Marcus Borja
Biography
In addition to becoming a doctor twice – Sorbonne Nouvelle (2015) and PSL SACRe (2017) – Marcus Borja is an actor, author, director, musician and choirmaster.
He was 24 when he left Brazil, his home country, to live in France. He followed the curriculum at the École Internationale de Théâtre Jacques Lecoq (International Theatre School) before enrolling in the École supérieure d'art dramatique de Paris (National public school of dramatic arts), and later the Conservatoire national supérieur d’art dramatique (National Academy of Dramatic Arts).
He is also a graduate in art history and museology (École du Louvre), and has worked in particular with Sophie Loucachevsky, Yoshi Oida, Christiane Jatahy, Meredith Monk, Éric Ruf, Christophe Rauck and Robert Wilson.
The many studies he has undertaken are seen in the polyphonic and multiform character of his creations.
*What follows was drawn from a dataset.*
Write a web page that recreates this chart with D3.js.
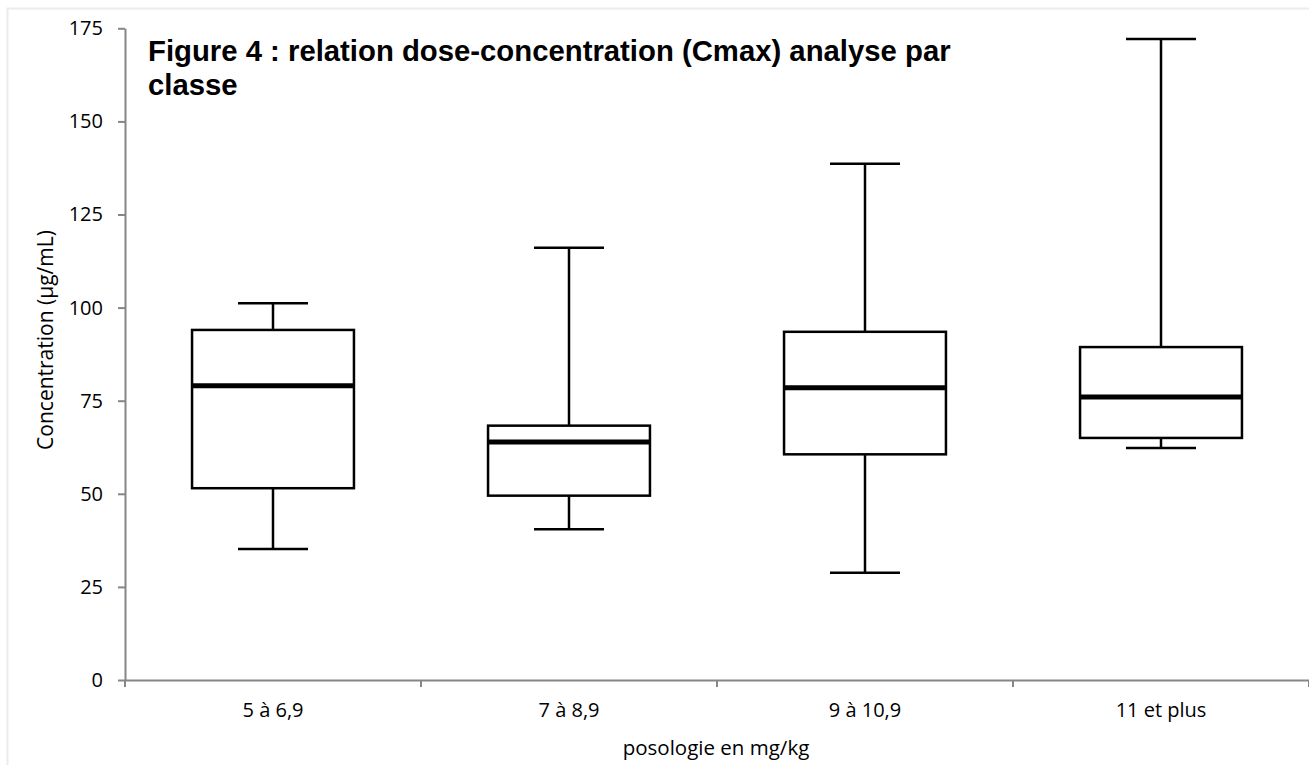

Le Chant des Signes, commissioned by the festival des Francophonies in Limousin (2015), Théâtre, a choral show for 50 singers in 38 languages (2015, 2016), Intranquillité, after Fernando Pessoa (2016, 2017), Bacchantes, after the tragedy of Euripides which he translated himself from Ancient Greek (2017), or Zones en Travaux, commissioned by the Théâtre de la Ville with forty young artists from various countries aged between 18 and 21, direct relate to his multidisciplinary path rich in relations. Marcus Borja speaks five languages fluently and considers himself an artist-researcher-educator. These three perspectives express and nourish each other reciprocally in his path and creations. He teaches particularly at the IESAD, the École du Nord (Lille), Cours Florent (private drama school) and the Sorbonne Nouvelle and Paris 8 Vincennes Saint-Denis universities, in addition to various courses and masterclasses he gives in France and abroad.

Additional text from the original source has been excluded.